Commentary

KISSmetrics 'Blindsided' By Privacy Complaints About New Tracking Technology

KISSmetrics CEO Hiten Shah said today that the company was "blindsided" by allegations that it violated people's privacy by tracking them even after they deleted their cookies.

Shah was responding to a paper published last Friday by Ashkan Soltani and other researchers showing how KISSmetrics tracked people using ETags. KISSmetrics used ETags to store information in people's browser caches. When those users erased their cookies, they could be recreated with information from the ETags.

One reason -- though not the only one -- why KISSmetrics' technology caused concern was because the company assigned the same random identifier to users across more than one site.
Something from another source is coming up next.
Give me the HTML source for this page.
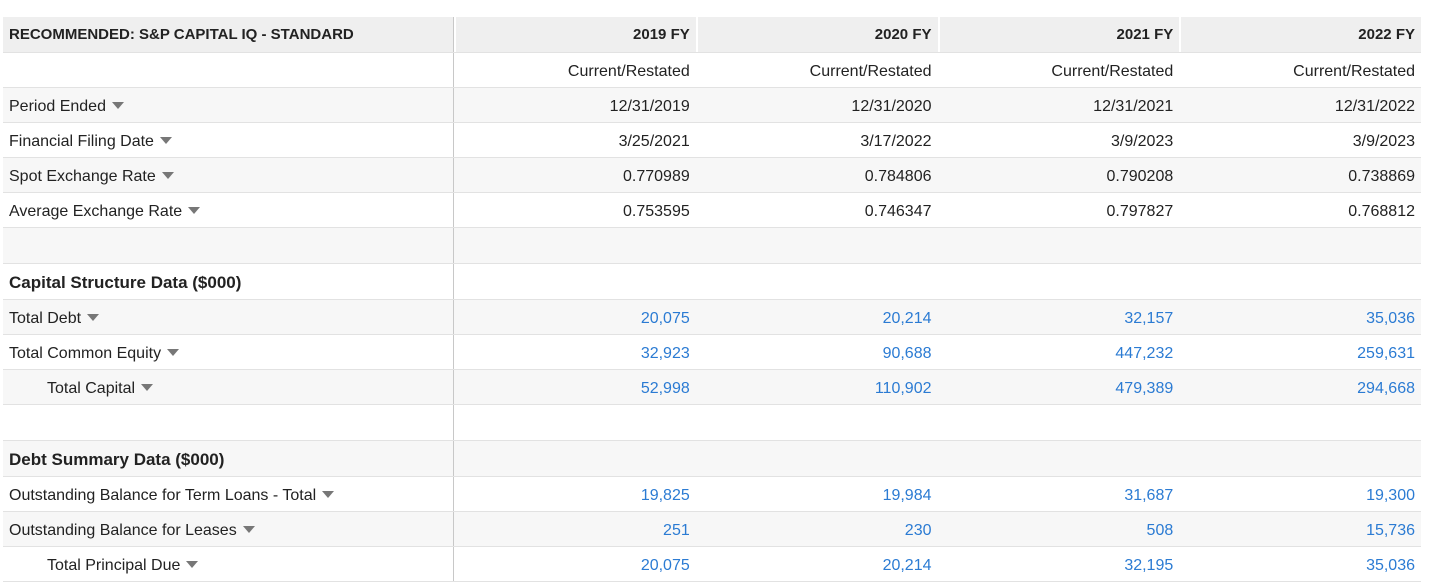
<!DOCTYPE html>
<html><head><style>
body{margin:0;background:#fff;font-family:"Liberation Sans",sans-serif;}
.t{position:absolute;left:3px;top:17px;width:1418px;}
.r{position:relative;height:35px;border-bottom:1.5px solid #e2e2e2;display:flex;font-size:16px;color:#222;box-sizing:border-box;}
.r.g{background:#f7f7f7}
.r.sp{height:36px}
.l{width:451px;border-right:1.5px solid #c8c8c8;padding-left:6px;padding-top:3px;box-sizing:border-box;display:flex;align-items:center;white-space:nowrap}
.c{width:241.75px;text-align:right;padding-right:6px;padding-top:3px;box-sizing:border-box;display:flex;align-items:center;justify-content:flex-end}
.b{color:#2b7bd3}
.h{height:36px;font-weight:bold;font-size:15px;}
.h .l,.h .c{background:#efefef;padding-top:0}
.h .c{border-left:2px solid #fff}
.h .c:first-of-type{border-left:none}
.sec{height:36px;font-weight:bold;font-size:17px}
.ar{display:inline-block;width:0;height:0;border-left:6px solid transparent;border-right:6px solid transparent;border-top:7px solid #777;margin-left:6px;margin-top:-2px}
.in{padding-left:44px}
</style></head><body>
<div class="t">
<div class="r h"><div class="l">RECOMMENDED: S&amp;P CAPITAL IQ - STANDARD</div><div class="c">2019 FY</div><div class="c">2020 FY</div><div class="c">2021 FY</div><div class="c">2022 FY</div></div>
<div class="r"><div class="l"></div><div class="c">Current/Restated</div><div class="c">Current/Restated</div><div class="c">Current/Restated</div><div class="c">Current/Restated</div></div>
<div class="r g"><div class="l">Period Ended<span class="ar"></span></div><div class="c">12/31/2019</div><div class="c">12/31/2020</div><div class="c">12/31/2021</div><div class="c">12/31/2022</div></div>
<div class="r"><div class="l">Financial Filing Date<span class="ar"></span></div><div class="c">3/25/2021</div><div class="c">3/17/2022</div><div class="c">3/9/2023</div><div class="c">3/9/2023</div></div>
<div class="r g"><div class="l">Spot Exchange Rate<span class="ar"></span></div><div class="c">0.770989</div><div class="c">0.784806</div><div class="c">0.790208</div><div class="c">0.738869</div></div>
<div class="r"><div class="l">Average Exchange Rate<span class="ar"></span></div><div class="c">0.753595</div><div class="c">0.746347</div><div class="c">0.797827</div><div class="c">0.768812</div></div>
<div class="r g sp"><div class="l"></div></div>
<div class="r sec"><div class="l">Capital Structure Data ($000)</div></div>
<div class="r g"><div class="l">Total Debt<span class="ar"></span></div><div class="c b">20,075</div><div class="c b">20,214</div><div class="c b">32,157</div><div class="c b">35,036</div></div>
<div class="r"><div class="l">Total Common Equity<span class="ar"></span></div><div class="c b">32,923</div><div class="c b">90,688</div><div class="c b">447,232</div><div class="c b">259,631</div></div>
<div class="r g"><div class="l in">Total Capital<span class="ar"></span></div><div class="c b">52,998</div><div class="c b">110,902</div><div class="c b">479,389</div><div class="c b">294,668</div></div>
<div class="r sp"><div class="l"></div></div>
<div class="r g sec"><div class="l">Debt Summary Data ($000)</div></div>
<div class="r"><div class="l">Outstanding Balance for Term Loans - Total<span class="ar"></span></div><div class="c b">19,825</div><div class="c b">19,984</div><div class="c b">31,687</div><div class="c b">19,300</div></div>
<div class="r g"><div class="l">Outstanding Balance for Leases<span class="ar"></span></div><div class="c b">251</div><div class="c b">230</div><div class="c b">508</div><div class="c b">15,736</div></div>
<div class="r"><div class="l in">Total Principal Due<span class="ar"></span></div><div class="c b">20,075</div><div class="c b">20,214</div><div class="c b">32,195</div><div class="c b">35,036</div></div>
</div>
</body></html>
Soltani pointed out that doing so enabled companies to compare information about the same user, regardless of that person's attempts to avoid tracking and online profiling.

Shah responds that KISSmetrics has never linked data about users' activities across sites. "We use the same url for all customers to reduce server and bandwidth resources and increase end-user performance, which is critical given our small size," he writes in a blog post. "An incidental consequence of this is that the same anonymous identifier was returned externally across multiple websites. However, internally, these identifiers are instantly translated into unique identifiers for each customer, and KISSmetrics has gone to extensive lengths to avoid linking any information from different customers."

Even if that's true, however, there's still a problem when companies go out of their way to defeat consumers' efforts to protect their privacy. If people are deleting their cookies because they don't want to be tracked, the answer isn't to develop technology that overrides users' wishes.

Since the report came out last week, KISSmetrics has stopped using ETags and is now allowing consumers to opt out of all tracking. The company also says it's honoring the new browser-based do-not-track headers.

Also last Friday, before the Soltani report was published -- and completely independent of his research -- the first of two class-action lawsuits was filed against KISSmetrics and Web sites that use the company's analytics.

Shah says that courts have "repeatedly held" that similar claims against other Web companies "have no merit."

Whether that's the case is subject to interpretation. It's true that a federal judge recently threw out a similar privacy lawsuit against Specific Media, which was accused of tracking users with hard-to-delete Flash cookies. (Specific Media denies the allegations.) That dismissal, however, was without prejudice, meaning that the consumers could refile their case. The consumers amended their papers and brought the case again; the matter is still pending.